Ikuti Kami

Safaruddin: RUU KUHAP Perlu Kesatuan Tafsir dan Standar Penerapan Restorative Justice

Safaruddin menyatakan saat ini masih terjadi perbedaan penerapan RJ antara kepolisian, kejaksaan, dan pengadilan.

Safaruddin: RUU KUHAP Perlu Kesatuan Tafsir dan Standar Penerapan Restorative Justice
Anggota Komisi III DPR RI, Safaruddin.

Jakarta, Gesuri.id - Komisi III DPR RI menegaskan perlunya kesatuan tafsir dan standar penerapan restorative justice (RJ) dalam Rancangan Undang-Undang tentang Hukum Acara Pidana (RUU KUHAP) untuk menjamin kepastian hukum dan keadilan bagi semua pihak.

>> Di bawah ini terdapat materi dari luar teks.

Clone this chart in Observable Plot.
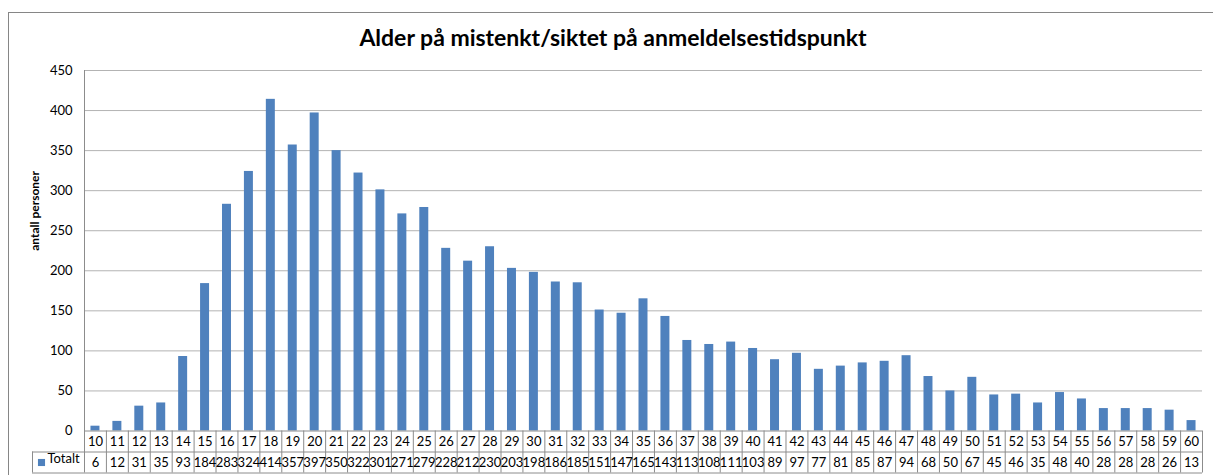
<!DOCTYPE html>
<html><head><meta charset="utf-8">
<script src="https://cdn.jsdelivr.net/npm/d3@7"></script>
<script src="https://cdn.jsdelivr.net/npm/@observablehq/plot@0.6"></script>
<style>
body{margin:0;width:1213px;height:475px;overflow:hidden;background:#fff;font-family:Lato,sans-serif;position:relative}
#border{position:absolute;left:8px;top:12px;width:1400px;height:600px;border-left:1px solid #868686;border-top:1px solid #868686;pointer-events:none}
#title{height:48px;box-sizing:border-box;padding-top:26px;padding-left:13px;text-align:center;font-weight:bold;font-size:23px;line-height:1;color:#000}
</style></head><body>
<div id="border"></div>
<div id="title">Alder på mistenkt/siktet på anmeldelsestidspunkt</div>
<div id="chart"></div>
<script>
const ages = [10,11,12,13,14,15,16,17,18,19,20,21,22,23,24,25,26,27,28,29,30,31,32,33,34,35,36,37,38,39,40,41,42,43,44,45,46,47,48,49,50,51,52,53,54,55,56,57,58,59,60];
const totals = [6,12,31,35,93,184,283,324,414,357,397,350,322,301,271,279,228,212,230,203,198,186,185,151,147,165,143,113,108,111,103,89,97,77,81,85,87,94,68,50,67,45,46,35,48,40,28,28,28,26,13];
const yTicks = [0,50,100,150,200,250,300,350,400,450];
const seriesName = "Totalt";
const yLabel = "antall personer";

const data = ages.map((a, i) => ({age: a, total: totals[i]}));
const W = 1213, H = 427, mL = 84, mR = 11, mT = 22, mB = 44.5;
const step = (W - mL - mR) / ages.length;
const grid = "#b3b3b3", line = "#8c8c8c", blue = "#4F81BD";

const chart = Plot.plot({
  width: W, height: H, marginLeft: mL, marginRight: mR, marginTop: mT, marginBottom: mB,
  style: {fontFamily: "Lato, sans-serif", fontSize: "13px", color: "#000", background: "transparent", overflow: "visible"},
  x: {type: "band", domain: ages, paddingInner: 0.59, paddingOuter: 0.295, axis: null},
  y: {domain: [0, 450], ticks: yTicks, tickSize: 0, tickPadding: 12, label: null},
  marks: [
    Plot.ruleY(yTicks.slice(1), {stroke: grid}),
    Plot.barY(data, {x: "age", y: "total", fill: blue}),
    Plot.ruleY([0], {stroke: line}),
    Plot.ruleY([0], {stroke: line, dy: 21, insetLeft: -52}),
    Plot.ruleY([0], {stroke: line, dy: 42, insetLeft: -52}),
    Plot.ruleX(ages, {x: d => d, dx: step / 2, y1: 0, y2: 0, insetBottom: -42, stroke: line}),
    Plot.ruleX([ages[0]], {x: d => d, dx: -step / 2, insetBottom: -42, stroke: line}),
    Plot.ruleX([ages[0]], {x: d => d, dx: -step / 2 - 52, y1: 0, y2: 0, insetTop: 21, insetBottom: -42, stroke: line}),
    Plot.text(data, {x: "age", y: 0, text: d => String(d.age), dy: 11}),
    Plot.text(data, {x: "age", y: 0, text: d => String(d.total), dy: 32}),
    Plot.dot([seriesName], {frameAnchor: "bottom-left", dx: -43, dy: 31.5, symbol: "square", r: 4, fill: blue, stroke: null}),
    Plot.text([seriesName], {frameAnchor: "bottom-left", text: d => d, textAnchor: "start", dx: -37, dy: 32}),
    Plot.text([yLabel], {frameAnchor: "left", text: d => d, rotate: -90, dx: -49, fontWeight: "bold", fontSize: 12})
  ]
});
document.getElementById("chart").appendChild(chart);
</script>
</body></html>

Anggota Komisi III DPR RI, Safaruddin, menyatakan saat ini masih terjadi perbedaan penerapan RJ antara kepolisian, kejaksaan, dan pengadilan, karena masing-masing lembaga menggunakan aturan internal yang berbeda.

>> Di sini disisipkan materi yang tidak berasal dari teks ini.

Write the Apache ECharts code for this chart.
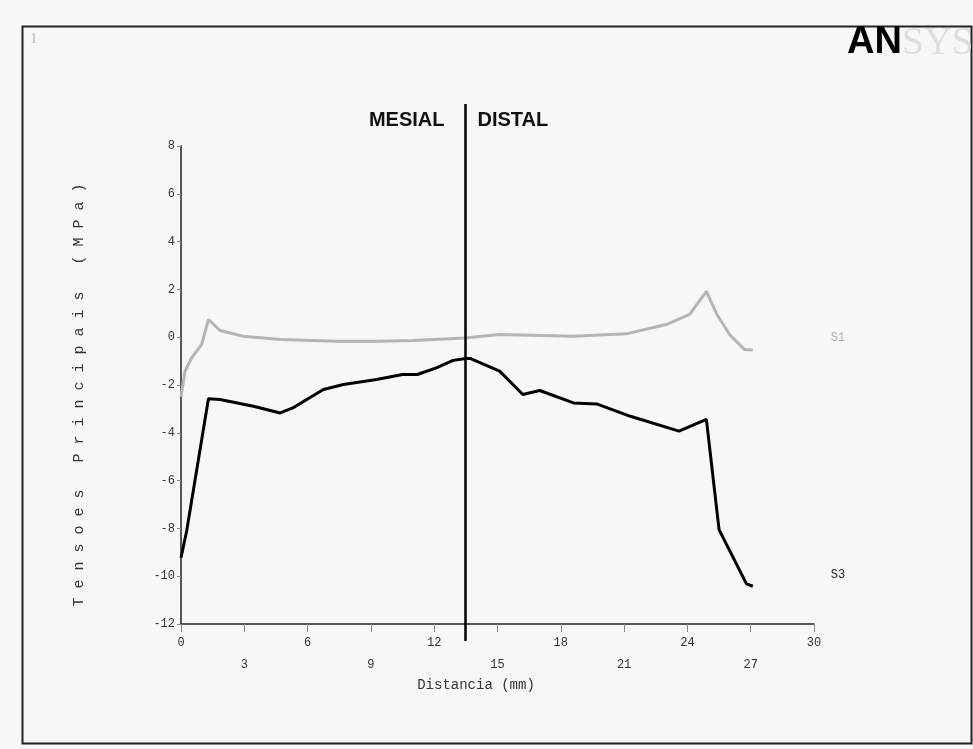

“Restorative justice ini implementasinya masih beda-beda. Di kepolisian, kejaksaan, pengadilan, masing-masing punya aturan sendiri. Kita ingin dalam KUHAP nanti penafsirannya sama, tidak multitafsir lagi,” ujar Safaruddin dikutip Minggu (6/7).

Mantan Kapolda Kaltim itu menyebutkan bahwa penyidik kepolisian menggunakan peraturan Kapolri, kejaksaan berpegang pada peraturan Jaksa Agung, dan pengadilan mengacu pada Peraturan Mahkamah Agung (Perma), sehingga satu kasus bisa ditangani dengan pendekatan berbeda tergantung lembaganya.

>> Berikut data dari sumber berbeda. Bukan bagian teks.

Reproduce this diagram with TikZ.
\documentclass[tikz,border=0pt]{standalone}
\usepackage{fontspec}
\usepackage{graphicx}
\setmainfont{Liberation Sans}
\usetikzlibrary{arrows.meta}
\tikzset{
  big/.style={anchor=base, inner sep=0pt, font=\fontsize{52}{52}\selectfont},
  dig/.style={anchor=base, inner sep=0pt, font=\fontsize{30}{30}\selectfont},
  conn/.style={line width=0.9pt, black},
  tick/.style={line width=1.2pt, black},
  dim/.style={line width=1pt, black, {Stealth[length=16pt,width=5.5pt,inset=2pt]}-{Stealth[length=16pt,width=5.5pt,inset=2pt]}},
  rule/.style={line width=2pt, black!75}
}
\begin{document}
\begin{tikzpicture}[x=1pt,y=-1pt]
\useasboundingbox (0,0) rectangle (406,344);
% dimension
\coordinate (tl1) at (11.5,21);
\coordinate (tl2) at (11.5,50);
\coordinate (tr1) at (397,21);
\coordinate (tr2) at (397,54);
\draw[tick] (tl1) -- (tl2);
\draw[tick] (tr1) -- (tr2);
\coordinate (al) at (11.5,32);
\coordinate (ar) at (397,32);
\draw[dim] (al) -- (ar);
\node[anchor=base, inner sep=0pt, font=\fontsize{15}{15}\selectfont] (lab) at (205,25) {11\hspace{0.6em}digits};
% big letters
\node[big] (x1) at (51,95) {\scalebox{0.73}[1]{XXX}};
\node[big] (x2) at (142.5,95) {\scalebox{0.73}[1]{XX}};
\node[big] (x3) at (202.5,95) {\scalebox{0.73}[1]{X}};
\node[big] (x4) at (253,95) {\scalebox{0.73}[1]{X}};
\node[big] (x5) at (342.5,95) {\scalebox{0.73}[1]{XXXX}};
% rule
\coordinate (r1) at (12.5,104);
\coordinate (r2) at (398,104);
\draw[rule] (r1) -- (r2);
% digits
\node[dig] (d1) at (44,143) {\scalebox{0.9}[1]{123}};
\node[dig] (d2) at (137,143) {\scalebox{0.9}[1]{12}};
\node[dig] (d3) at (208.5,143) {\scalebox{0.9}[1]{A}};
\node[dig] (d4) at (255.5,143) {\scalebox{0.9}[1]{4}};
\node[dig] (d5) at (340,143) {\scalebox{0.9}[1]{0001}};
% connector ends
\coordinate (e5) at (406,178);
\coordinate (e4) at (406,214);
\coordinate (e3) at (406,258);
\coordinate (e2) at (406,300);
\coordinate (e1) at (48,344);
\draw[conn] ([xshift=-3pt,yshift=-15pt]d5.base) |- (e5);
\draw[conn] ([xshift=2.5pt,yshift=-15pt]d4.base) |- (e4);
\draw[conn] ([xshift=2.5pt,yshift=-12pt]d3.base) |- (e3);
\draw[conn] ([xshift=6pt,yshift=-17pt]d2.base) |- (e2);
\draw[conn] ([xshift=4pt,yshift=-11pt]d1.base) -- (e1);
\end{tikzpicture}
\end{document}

“Padahal kita ingin semua sistem peradilan pidana, dari kepolisian, kejaksaan, sampai pengadilan, punya panduan yang sama. KUHAP baru harus jadi landasannya,” tegas Safaruddin.

Lebih lanjut, Safaruddin mendorong agar persyaratan penerapan RJ dalam KUHAP baru harus tertulis dan dibakukan secara nasional untuk menghindari penyimpangan dan menjaga prinsip keadilan.

“Persyaratannya nanti harus jelas. Tidak boleh lagi ada interpretasi sendiri-sendiri oleh penyidik, jaksa, atau hakim,” katanya.

Sementara itu, Anggota Komisi III DPR RI Benny Utama menyoroti pentingnya menjadikan pemulihan hak korban sebagai elemen utama dalam keadilan restoratif.

“Keadilan tidak hanya soal pelaku dan aparat, tapi juga menyangkut martabat dan kerugian korban. Pemulihan korban harus jadi prinsip utama RJ,” kata Benny.

Ia menyoroti bahwa saat ini banyak kasus dinilai hanya dari nilai kerugian materiil, misalnya di bawah Rp2,5 juta tidak diproses ke pengadilan. Padahal, korban bisa saja mengalami trauma, tekanan moral, atau kehilangan rasa keadilan.

“Walau kerugiannya kecil, korban tetap merasa tidak adil. Harus ada ganti rugi atau pemulihan dulu sebelum RJ dianggap selesai,” jelasnya.

Baik Safaruddin maupun Benny sepakat bahwa RUU KUHAP harus menjadi satu-satunya payung hukum penerapan RJ secara nasional, agar seluruh aparat penegak hukum memiliki acuan yang seragam dan tidak terjadi bias perlakuan terhadap pelaku maupun korban.

“KUHAP baru harus jadi pedoman tunggal. Bukan hanya demi efisiensi penanganan perkara, tapi juga untuk menjamin keadilan restoratif yang sejati—adil bagi korban, pelaku, dan masyarakat,” pungkas Benny.